— Start —

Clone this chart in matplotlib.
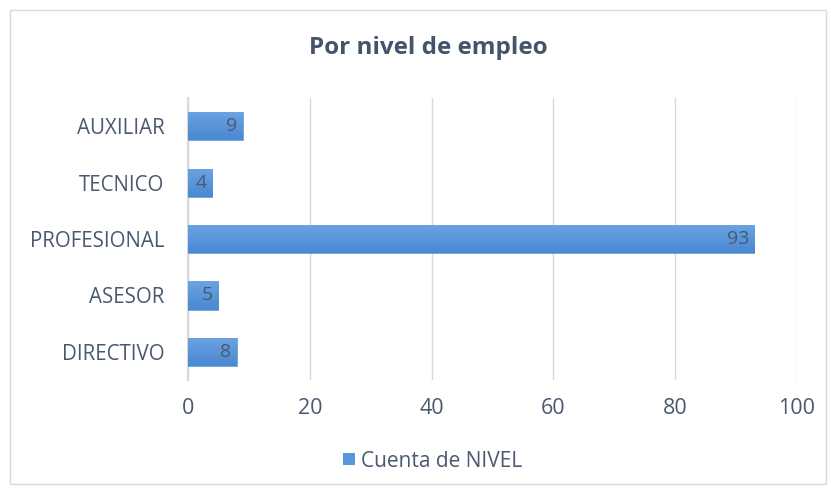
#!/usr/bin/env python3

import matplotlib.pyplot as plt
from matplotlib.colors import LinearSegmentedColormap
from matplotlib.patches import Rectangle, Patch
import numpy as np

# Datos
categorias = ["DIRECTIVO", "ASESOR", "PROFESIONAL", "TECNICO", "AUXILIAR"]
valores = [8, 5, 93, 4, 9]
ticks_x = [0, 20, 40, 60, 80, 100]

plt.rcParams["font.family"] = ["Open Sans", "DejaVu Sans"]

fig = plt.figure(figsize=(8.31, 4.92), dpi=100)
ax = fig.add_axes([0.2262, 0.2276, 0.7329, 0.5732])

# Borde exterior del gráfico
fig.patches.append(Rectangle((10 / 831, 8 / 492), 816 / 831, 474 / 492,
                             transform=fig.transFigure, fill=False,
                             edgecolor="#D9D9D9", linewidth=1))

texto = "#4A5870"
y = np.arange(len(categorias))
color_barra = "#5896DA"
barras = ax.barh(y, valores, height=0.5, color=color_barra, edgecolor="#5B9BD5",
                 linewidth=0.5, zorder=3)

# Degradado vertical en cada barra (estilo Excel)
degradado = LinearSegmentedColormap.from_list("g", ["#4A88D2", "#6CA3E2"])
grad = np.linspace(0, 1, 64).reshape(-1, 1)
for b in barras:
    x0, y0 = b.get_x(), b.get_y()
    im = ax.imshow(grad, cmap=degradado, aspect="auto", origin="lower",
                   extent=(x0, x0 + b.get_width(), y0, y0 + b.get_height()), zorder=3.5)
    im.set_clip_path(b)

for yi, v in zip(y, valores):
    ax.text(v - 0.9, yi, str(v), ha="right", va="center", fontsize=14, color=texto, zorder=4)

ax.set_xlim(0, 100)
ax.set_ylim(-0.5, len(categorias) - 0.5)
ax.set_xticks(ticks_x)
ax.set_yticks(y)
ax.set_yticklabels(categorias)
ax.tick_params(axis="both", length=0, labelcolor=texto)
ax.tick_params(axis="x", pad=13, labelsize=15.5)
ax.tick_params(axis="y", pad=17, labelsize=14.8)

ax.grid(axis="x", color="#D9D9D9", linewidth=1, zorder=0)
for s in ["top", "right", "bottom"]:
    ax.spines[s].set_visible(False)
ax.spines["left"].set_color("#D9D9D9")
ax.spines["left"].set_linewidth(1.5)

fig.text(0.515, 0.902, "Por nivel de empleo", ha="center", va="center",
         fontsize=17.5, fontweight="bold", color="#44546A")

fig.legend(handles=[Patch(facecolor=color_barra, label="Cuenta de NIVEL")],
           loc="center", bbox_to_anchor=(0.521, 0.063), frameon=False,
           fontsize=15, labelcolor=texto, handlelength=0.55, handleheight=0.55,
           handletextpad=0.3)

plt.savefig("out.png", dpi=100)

— End —

TASK STATEMENT: Scan the material line by line and report each one that contains "matplotlib".

SOLUTION:
Clone this chart in matplotlib.
import matplotlib.pyplot as plt
from matplotlib.colors import LinearSegmentedColormap
from matplotlib.patches import Rectangle, Patch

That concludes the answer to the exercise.